PROBLEM REQUIREMENTS » Gather every line in the records below that contains the word "this".

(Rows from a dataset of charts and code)
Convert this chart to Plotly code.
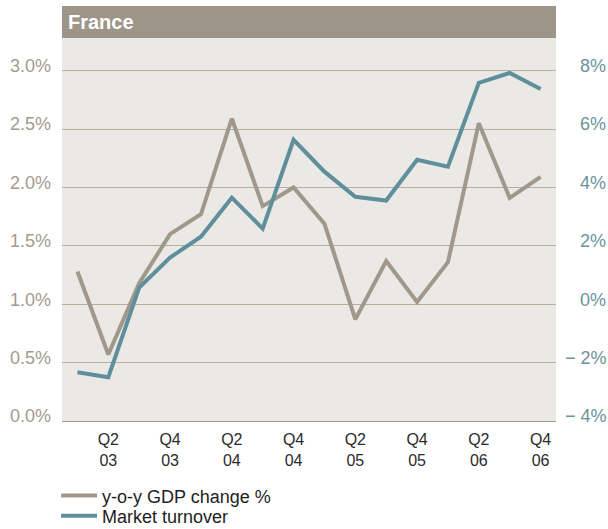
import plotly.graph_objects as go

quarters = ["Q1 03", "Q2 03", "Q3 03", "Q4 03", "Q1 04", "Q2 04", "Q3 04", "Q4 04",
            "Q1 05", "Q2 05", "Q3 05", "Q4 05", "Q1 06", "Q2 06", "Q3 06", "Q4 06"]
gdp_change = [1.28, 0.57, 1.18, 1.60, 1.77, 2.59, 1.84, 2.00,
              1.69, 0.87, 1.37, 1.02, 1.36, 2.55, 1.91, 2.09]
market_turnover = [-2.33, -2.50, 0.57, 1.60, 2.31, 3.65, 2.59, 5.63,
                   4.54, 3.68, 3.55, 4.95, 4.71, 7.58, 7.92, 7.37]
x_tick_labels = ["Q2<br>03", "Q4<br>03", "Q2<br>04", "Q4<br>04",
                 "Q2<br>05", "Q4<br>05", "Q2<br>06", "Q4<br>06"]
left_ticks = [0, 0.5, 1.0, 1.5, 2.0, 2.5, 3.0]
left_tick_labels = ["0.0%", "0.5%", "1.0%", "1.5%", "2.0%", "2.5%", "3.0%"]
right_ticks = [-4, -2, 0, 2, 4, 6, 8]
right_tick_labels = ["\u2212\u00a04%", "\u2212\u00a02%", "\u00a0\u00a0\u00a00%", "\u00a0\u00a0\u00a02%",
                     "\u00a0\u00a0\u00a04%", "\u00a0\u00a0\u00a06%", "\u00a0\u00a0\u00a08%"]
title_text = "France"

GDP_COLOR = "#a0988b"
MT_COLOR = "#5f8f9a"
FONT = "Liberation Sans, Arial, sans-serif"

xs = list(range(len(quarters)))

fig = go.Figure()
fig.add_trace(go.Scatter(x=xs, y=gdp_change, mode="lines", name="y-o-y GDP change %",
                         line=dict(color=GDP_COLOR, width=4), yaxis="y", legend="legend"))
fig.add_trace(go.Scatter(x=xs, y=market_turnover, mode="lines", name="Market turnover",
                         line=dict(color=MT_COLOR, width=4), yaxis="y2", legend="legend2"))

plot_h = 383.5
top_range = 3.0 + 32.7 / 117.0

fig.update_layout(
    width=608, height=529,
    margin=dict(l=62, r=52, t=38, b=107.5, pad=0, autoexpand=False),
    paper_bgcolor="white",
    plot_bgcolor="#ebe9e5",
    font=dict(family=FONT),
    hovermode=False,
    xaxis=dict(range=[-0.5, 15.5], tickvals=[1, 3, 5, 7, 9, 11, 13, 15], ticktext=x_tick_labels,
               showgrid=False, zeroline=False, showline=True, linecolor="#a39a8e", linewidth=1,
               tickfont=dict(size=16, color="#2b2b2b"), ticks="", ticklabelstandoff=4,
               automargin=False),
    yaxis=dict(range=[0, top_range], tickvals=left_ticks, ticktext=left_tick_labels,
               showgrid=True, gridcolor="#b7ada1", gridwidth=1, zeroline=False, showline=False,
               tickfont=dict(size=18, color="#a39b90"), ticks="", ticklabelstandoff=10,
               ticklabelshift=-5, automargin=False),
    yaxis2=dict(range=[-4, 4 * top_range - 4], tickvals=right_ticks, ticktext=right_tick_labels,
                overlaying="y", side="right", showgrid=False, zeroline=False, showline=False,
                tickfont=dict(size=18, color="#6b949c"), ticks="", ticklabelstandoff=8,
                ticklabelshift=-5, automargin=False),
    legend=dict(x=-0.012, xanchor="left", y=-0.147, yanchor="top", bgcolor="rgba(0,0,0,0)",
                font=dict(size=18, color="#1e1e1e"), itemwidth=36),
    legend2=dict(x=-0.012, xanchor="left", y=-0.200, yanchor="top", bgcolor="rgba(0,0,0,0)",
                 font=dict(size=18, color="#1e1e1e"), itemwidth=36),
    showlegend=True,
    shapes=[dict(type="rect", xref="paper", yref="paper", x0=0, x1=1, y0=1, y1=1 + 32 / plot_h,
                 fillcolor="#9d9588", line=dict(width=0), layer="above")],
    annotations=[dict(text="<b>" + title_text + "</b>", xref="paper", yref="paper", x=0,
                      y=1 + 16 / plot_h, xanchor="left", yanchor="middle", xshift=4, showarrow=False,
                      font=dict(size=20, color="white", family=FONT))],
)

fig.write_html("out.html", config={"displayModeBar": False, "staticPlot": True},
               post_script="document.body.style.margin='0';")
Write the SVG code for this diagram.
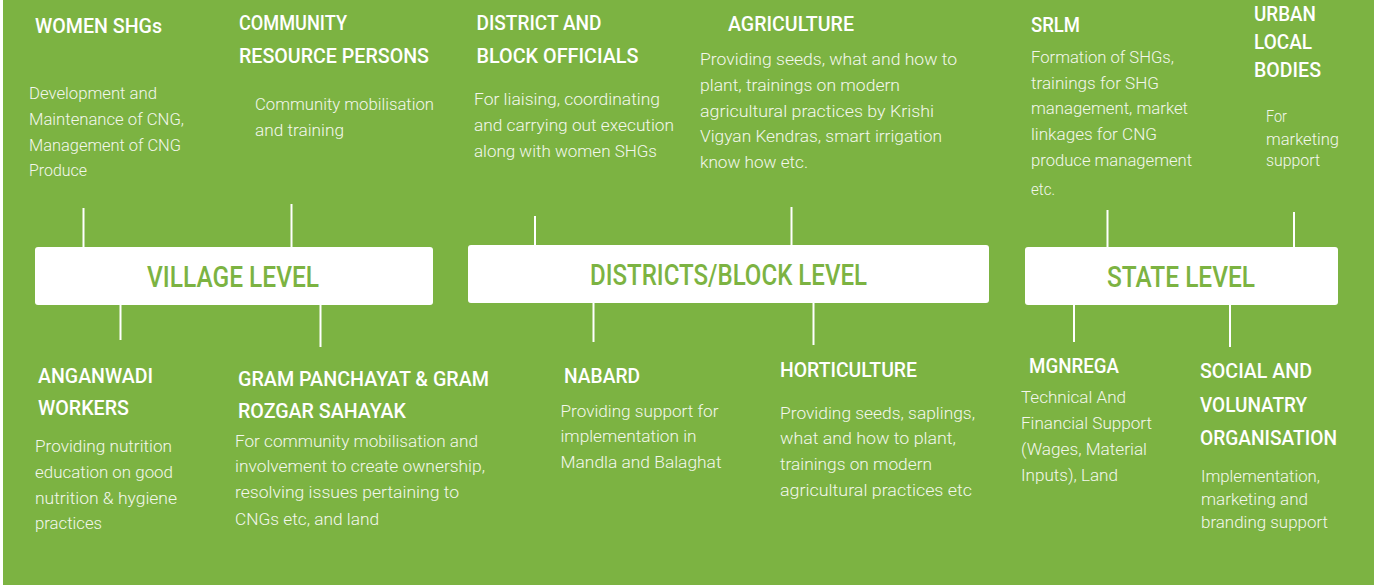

TASK RESPONSE »
Convert this chart to Plotly code.
Write the SVG code for this diagram.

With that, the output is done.